Format Family	Access Path Example	Meaning
CSV, whitespace, Excel, SPSS, Stata, SAS, VOTable, IPAC	`column:Temperature,index:-1`	Last row of Temperature column
CSV, whitespace	`column:Temperature,index:mean`	Mean of Temperature column
NumPy, MATLAB, safetensors	`key:arrayName,index:0`	First element of named array
NumPy, MATLAB, safetensors	`key:arrayName,index:mean`	Mean of named array
NumPy (.npy)	`index:0`	First element (flat)
JSON	`key:path.to.field`	Nested key traversal
JSON	`key:daMedians,index:0`	First element of JSON array
JSON	`key:daMedians,index:mean`	Mean of JSON array
HDF5, CGNS	`dataset:/group/name,index:0`	First element of dataset
FITS	`hdu:1,column:flux,index:0`	First row of flux column in HDU 1
FITS	`hdu:0,index:mean`	Mean of image data in HDU 0
FASTA, FASTQ	`index:mean`	Mean sequence length
VCF, BED, GFF, SAM	`column:POS,index:0`	First value in POS column
Key-value	`key:parameterName`	Value associated with key
PCAP	`index:mean`	Mean packet length
Syslog, CEF	`index:0`	Line count
Multi-table	`section:0,column:X,index:0`	First value in column X of first table

Security

All np.load() calls use allow_pickle=False to prevent arbitrary code execution via malicious NumPy files.
PyTorch checkpoint files (.pt, .pth) are intentionally unsupported because they use pickle deserialization internally.

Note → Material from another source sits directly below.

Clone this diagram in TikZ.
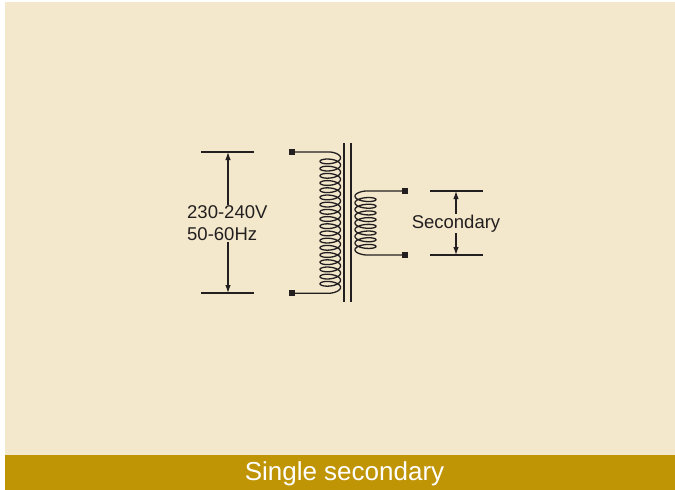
\documentclass[tikz,border=0pt]{standalone}
\usepackage{fontspec}
\setmainfont{Liberation Sans}
\usetikzlibrary{arrows.meta}
\definecolor{paper}{RGB}{243,232,204}
\definecolor{gold}{RGB}{191,149,5}
\definecolor{ink}{RGB}{35,31,32}
\newcommand{\bigtext}{\fontsize{18.5}{22}\selectfont}
\begin{document}
\begin{tikzpicture}[x=1pt,y=-1pt,
        wire/.style={draw=ink, line width=1.3pt},
        core/.style={draw=ink, line width=2pt},
        pin/.style={fill=ink, minimum size=6pt, inner sep=0pt},
        dim/.style={draw=ink, line width=1.1pt, {Latex[length=8pt,width=5.5pt]}-{Latex[length=8pt,width=5.5pt]}},
        lbl/.style={fill=paper, text=ink, inner sep=1pt, font=\bigtext}]
        \useasboundingbox (0,0) rectangle (675,490);
        \fill[paper] (5,2) rectangle (675,455);
        \fill[gold] (5,455) rectangle (675,490);
        % terminals
        \node[pin] (p1) at (292,152) {};
        \node[pin] (p2) at (292,293.2) {};
        \node[pin] (s1) at (404.5,191) {};
        \node[pin] (s2) at (404.5,255) {};
        % coil ends
        \coordinate (pa) at (330.25,152);
        \coordinate (pb) at (330.25,293.2);
        \coordinate (sa) at (365.5,191);
        \coordinate (sb) at (365.5,254.95);
        % primary winding
        \draw[wire] (p1.center) -- (pa)
            -- plot[domain=-90:6570, samples=900, variable=\t]
               ({330.25+10.25*cos(\t)}, {157.8+\t/360*7.2+4*sin(\t)})
            -- (pb) -- (p2.center);
        % secondary winding
        \draw[wire] (s1.center) -- (sa)
            -- plot[domain=-90:2970, samples=420, variable=\t]
               ({365.5-10.5*cos(\t)}, {196.175+\t/360*6.7+3.5*sin(\t)})
            -- (sb) -- (s2.center);
        % core
        \draw[core] (343.5,143) -- (343.5,302);
        \draw[core] (351,143) -- (351,302);
        % dimension lines
        \coordinate (v1) at (228,152);
        \coordinate (v2) at (228,293);
        \coordinate (w1) at (456,191);
        \coordinate (w2) at (456,255);
        \draw[wire] (201,152) -- (254,152);
        \draw[wire] (201,293) -- (254,293);
        \draw[wire] (430,191) -- (483,191);
        \draw[wire] (430,255) -- (483,255);
        \draw[dim] (v1) -- (v2);
        \draw[dim] (w1) -- (w2);
        \node[lbl, anchor=west, align=left] (mains) at (186,223.5) {230-240V\\50-60Hz};
        \node[lbl, anchor=base] (sec) at (456,228.3) {Secondary};
        \node[text=white, font=\fontsize{26}{30}\selectfont, anchor=base] (title) at (344.5,480) {Single secondary};
\end{tikzpicture}
\end{document}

Use safetensors instead.
File paths are validated with os.path.realpath() to prevent path traversal attacks.
Files larger than 500 MB are skipped to prevent memory exhaustion.
JSON traversal is limited to 10 levels of nesting depth.
Each file generates at most 250 benchmark entries to prevent test explosion on wide datasets.

Unsupported Files

Files with unrecognized extensions are handled as follows:

The first 4 bytes are inspected. If any byte is non-ASCII (> 127), the file is classified as an unsupported binary format.
For binary files, the introspection reports bLoadable: false with sError: "unsupported binary format". No benchmarks are generated, but the integrity test still verifies the file exists and is non-empty.
For text files with unknown extensions, the system falls back to whitespace-delimited parsing with automatic header detection.

To add support for a new format, add an entry to _DICT_FORMAT_MAP, a loader function to the template, a benchmarker to the introspection script, and integrity/no-NaN test generators. All new library imports must use try/except ImportError for graceful degradation.